[Given material]:
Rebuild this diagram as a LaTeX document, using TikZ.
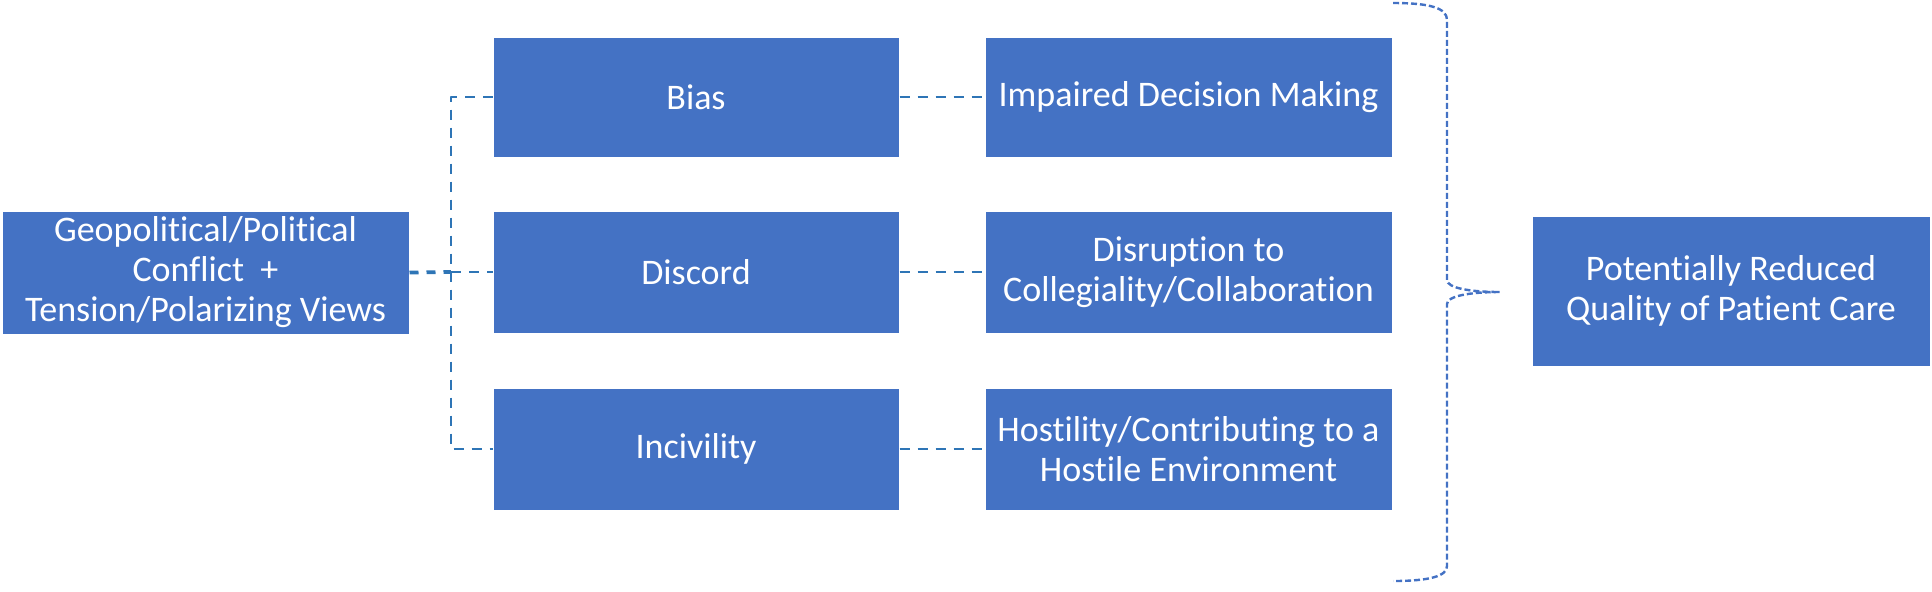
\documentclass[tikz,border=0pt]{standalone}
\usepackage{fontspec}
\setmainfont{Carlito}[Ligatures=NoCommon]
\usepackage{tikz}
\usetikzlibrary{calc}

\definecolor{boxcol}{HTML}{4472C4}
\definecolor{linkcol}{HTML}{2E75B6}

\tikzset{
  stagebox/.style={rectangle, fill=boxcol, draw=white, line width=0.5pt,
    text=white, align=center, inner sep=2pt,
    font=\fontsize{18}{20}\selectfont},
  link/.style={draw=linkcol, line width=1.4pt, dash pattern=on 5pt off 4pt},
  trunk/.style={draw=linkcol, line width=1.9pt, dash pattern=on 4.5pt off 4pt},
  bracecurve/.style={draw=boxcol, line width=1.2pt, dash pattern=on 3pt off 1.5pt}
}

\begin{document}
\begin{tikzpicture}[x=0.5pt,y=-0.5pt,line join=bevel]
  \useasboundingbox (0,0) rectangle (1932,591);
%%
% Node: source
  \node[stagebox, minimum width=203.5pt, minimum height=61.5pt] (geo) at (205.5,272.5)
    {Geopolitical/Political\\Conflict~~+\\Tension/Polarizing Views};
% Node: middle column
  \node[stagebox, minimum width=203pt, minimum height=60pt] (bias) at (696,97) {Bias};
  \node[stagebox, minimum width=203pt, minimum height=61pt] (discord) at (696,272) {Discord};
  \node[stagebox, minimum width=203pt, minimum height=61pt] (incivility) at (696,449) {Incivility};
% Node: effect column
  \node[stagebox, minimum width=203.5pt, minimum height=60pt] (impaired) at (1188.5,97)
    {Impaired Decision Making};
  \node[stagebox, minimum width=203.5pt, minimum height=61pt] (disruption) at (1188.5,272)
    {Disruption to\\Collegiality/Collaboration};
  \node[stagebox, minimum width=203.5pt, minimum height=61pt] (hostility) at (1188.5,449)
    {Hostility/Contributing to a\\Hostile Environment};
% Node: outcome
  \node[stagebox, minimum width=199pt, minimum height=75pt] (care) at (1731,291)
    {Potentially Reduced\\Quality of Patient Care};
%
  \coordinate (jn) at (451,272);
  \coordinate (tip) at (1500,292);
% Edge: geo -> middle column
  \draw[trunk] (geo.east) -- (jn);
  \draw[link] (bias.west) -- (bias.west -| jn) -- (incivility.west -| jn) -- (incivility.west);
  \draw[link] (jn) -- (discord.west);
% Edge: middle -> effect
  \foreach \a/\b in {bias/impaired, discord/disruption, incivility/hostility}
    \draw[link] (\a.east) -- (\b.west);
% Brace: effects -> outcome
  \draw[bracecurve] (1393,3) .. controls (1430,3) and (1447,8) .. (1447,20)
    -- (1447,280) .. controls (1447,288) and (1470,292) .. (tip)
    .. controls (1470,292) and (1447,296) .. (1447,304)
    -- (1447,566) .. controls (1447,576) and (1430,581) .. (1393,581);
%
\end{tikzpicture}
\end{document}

[Instructions to follow]:
Write the material out again exactly as it appears, dropping the pictures.

[Exercise answer]:
Rebuild this diagram as a LaTeX document, using TikZ.
\documentclass[tikz,border=0pt]{standalone}
\usepackage{fontspec}
\setmainfont{Carlito}[Ligatures=NoCommon]
\usepackage{tikz}
\usetikzlibrary{calc}

\definecolor{boxcol}{HTML}{4472C4}
\definecolor{linkcol}{HTML}{2E75B6}

\tikzset{
  stagebox/.style={rectangle, fill=boxcol, draw=white, line width=0.5pt,
    text=white, align=center, inner sep=2pt,
    font=\fontsize{18}{20}\selectfont},
  link/.style={draw=linkcol, line width=1.4pt, dash pattern=on 5pt off 4pt},
  trunk/.style={draw=linkcol, line width=1.9pt, dash pattern=on 4.5pt off 4pt},
  bracecurve/.style={draw=boxcol, line width=1.2pt, dash pattern=on 3pt off 1.5pt}
}

\begin{document}
\begin{tikzpicture}[x=0.5pt,y=-0.5pt,line join=bevel]
  \useasboundingbox (0,0) rectangle (1932,591);
%%
% Node: source
  \node[stagebox, minimum width=203.5pt, minimum height=61.5pt] (geo) at (205.5,272.5)
    {Geopolitical/Political\\Conflict~~+\\Tension/Polarizing Views};
% Node: middle column
  \node[stagebox, minimum width=203pt, minimum height=60pt] (bias) at (696,97) {Bias};
  \node[stagebox, minimum width=203pt, minimum height=61pt] (discord) at (696,272) {Discord};
  \node[stagebox, minimum width=203pt, minimum height=61pt] (incivility) at (696,449) {Incivility};
% Node: effect column
  \node[stagebox, minimum width=203.5pt, minimum height=60pt] (impaired) at (1188.5,97)
    {Impaired Decision Making};
  \node[stagebox, minimum width=203.5pt, minimum height=61pt] (disruption) at (1188.5,272)
    {Disruption to\\Collegiality/Collaboration};
  \node[stagebox, minimum width=203.5pt, minimum height=61pt] (hostility) at (1188.5,449)
    {Hostility/Contributing to a\\Hostile Environment};
% Node: outcome
  \node[stagebox, minimum width=199pt, minimum height=75pt] (care) at (1731,291)
    {Potentially Reduced\\Quality of Patient Care};
%
  \coordinate (jn) at (451,272);
  \coordinate (tip) at (1500,292);
% Edge: geo -> middle column
  \draw[trunk] (geo.east) -- (jn);
  \draw[link] (bias.west) -- (bias.west -| jn) -- (incivility.west -| jn) -- (incivility.west);
  \draw[link] (jn) -- (discord.west);
% Edge: middle -> effect
  \foreach \a/\b in {bias/impaired, discord/disruption, incivility/hostility}
    \draw[link] (\a.east) -- (\b.west);
% Brace: effects -> outcome
  \draw[bracecurve] (1393,3) .. controls (1430,3) and (1447,8) .. (1447,20)
    -- (1447,280) .. controls (1447,288) and (1470,292) .. (tip)
    .. controls (1470,292) and (1447,296) .. (1447,304)
    -- (1447,566) .. controls (1447,576) and (1430,581) .. (1393,581);
%
\end{tikzpicture}
\end{document}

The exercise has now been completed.